**EXERCISE TASK**
Word for word, quote all of the material, omitting the pictures.

**DATASET SECTION**
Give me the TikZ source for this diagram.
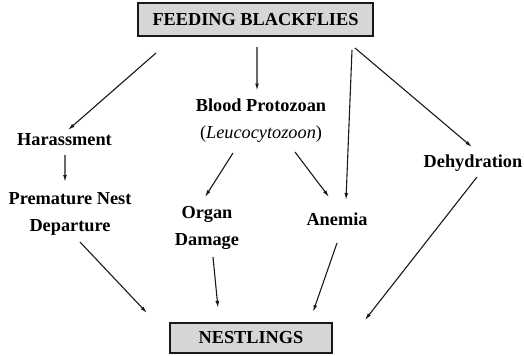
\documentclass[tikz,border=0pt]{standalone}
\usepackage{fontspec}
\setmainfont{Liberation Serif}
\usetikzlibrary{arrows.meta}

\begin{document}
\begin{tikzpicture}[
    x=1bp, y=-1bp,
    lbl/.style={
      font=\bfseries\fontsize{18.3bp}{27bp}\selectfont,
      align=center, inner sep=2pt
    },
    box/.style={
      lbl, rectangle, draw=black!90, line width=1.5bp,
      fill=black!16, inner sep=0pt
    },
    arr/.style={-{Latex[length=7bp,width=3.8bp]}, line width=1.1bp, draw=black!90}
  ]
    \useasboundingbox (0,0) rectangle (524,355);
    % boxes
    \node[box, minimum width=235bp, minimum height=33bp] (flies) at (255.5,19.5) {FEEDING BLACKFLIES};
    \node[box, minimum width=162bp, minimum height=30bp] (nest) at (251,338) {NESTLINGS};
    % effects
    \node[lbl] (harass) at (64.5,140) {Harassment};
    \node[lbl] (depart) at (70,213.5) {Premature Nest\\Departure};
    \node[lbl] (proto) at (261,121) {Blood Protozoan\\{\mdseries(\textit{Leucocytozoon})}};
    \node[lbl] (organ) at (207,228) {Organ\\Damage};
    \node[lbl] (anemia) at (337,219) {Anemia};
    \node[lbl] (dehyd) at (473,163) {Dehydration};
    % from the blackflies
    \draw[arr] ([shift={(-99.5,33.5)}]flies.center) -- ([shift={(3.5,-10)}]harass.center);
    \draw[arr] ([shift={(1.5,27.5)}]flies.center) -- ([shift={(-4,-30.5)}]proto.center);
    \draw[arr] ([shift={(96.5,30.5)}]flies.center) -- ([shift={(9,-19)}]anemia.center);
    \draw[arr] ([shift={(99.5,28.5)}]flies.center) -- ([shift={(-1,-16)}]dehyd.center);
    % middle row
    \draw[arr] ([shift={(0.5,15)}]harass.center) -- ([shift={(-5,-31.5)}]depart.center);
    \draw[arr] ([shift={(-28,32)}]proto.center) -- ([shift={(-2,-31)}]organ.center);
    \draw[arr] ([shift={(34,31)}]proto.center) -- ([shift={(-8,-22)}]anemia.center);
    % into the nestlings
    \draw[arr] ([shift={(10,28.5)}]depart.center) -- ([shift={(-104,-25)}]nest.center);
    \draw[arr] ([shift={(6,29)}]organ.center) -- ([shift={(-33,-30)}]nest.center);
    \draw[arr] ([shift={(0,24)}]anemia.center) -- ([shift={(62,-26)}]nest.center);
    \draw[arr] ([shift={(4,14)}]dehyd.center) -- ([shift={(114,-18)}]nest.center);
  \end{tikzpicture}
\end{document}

**EXERCISE OUTPUT**
Give me the TikZ source for this diagram.
\documentclass[tikz,border=0pt]{standalone}
\usepackage{fontspec}
\setmainfont{Liberation Serif}
\usetikzlibrary{arrows.meta}

\begin{document}
\begin{tikzpicture}[
    x=1bp, y=-1bp,
    lbl/.style={
      font=\bfseries\fontsize{18.3bp}{27bp}\selectfont,
      align=center, inner sep=2pt
    },
    box/.style={
      lbl, rectangle, draw=black!90, line width=1.5bp,
      fill=black!16, inner sep=0pt
    },
    arr/.style={-{Latex[length=7bp,width=3.8bp]}, line width=1.1bp, draw=black!90}
  ]
    \useasboundingbox (0,0) rectangle (524,355);
    % boxes
    \node[box, minimum width=235bp, minimum height=33bp] (flies) at (255.5,19.5) {FEEDING BLACKFLIES};
    \node[box, minimum width=162bp, minimum height=30bp] (nest) at (251,338) {NESTLINGS};
    % effects
    \node[lbl] (harass) at (64.5,140) {Harassment};
    \node[lbl] (depart) at (70,213.5) {Premature Nest\\Departure};
    \node[lbl] (proto) at (261,121) {Blood Protozoan\\{\mdseries(\textit{Leucocytozoon})}};
    \node[lbl] (organ) at (207,228) {Organ\\Damage};
    \node[lbl] (anemia) at (337,219) {Anemia};
    \node[lbl] (dehyd) at (473,163) {Dehydration};
    % from the blackflies
    \draw[arr] ([shift={(-99.5,33.5)}]flies.center) -- ([shift={(3.5,-10)}]harass.center);
    \draw[arr] ([shift={(1.5,27.5)}]flies.center) -- ([shift={(-4,-30.5)}]proto.center);
    \draw[arr] ([shift={(96.5,30.5)}]flies.center) -- ([shift={(9,-19)}]anemia.center);
    \draw[arr] ([shift={(99.5,28.5)}]flies.center) -- ([shift={(-1,-16)}]dehyd.center);
    % middle row
    \draw[arr] ([shift={(0.5,15)}]harass.center) -- ([shift={(-5,-31.5)}]depart.center);
    \draw[arr] ([shift={(-28,32)}]proto.center) -- ([shift={(-2,-31)}]organ.center);
    \draw[arr] ([shift={(34,31)}]proto.center) -- ([shift={(-8,-22)}]anemia.center);
    % into the nestlings
    \draw[arr] ([shift={(10,28.5)}]depart.center) -- ([shift={(-104,-25)}]nest.center);
    \draw[arr] ([shift={(6,29)}]organ.center) -- ([shift={(-33,-30)}]nest.center);
    \draw[arr] ([shift={(0,24)}]anemia.center) -- ([shift={(62,-26)}]nest.center);
    \draw[arr] ([shift={(4,14)}]dehyd.center) -- ([shift={(114,-18)}]nest.center);
  \end{tikzpicture}
\end{document}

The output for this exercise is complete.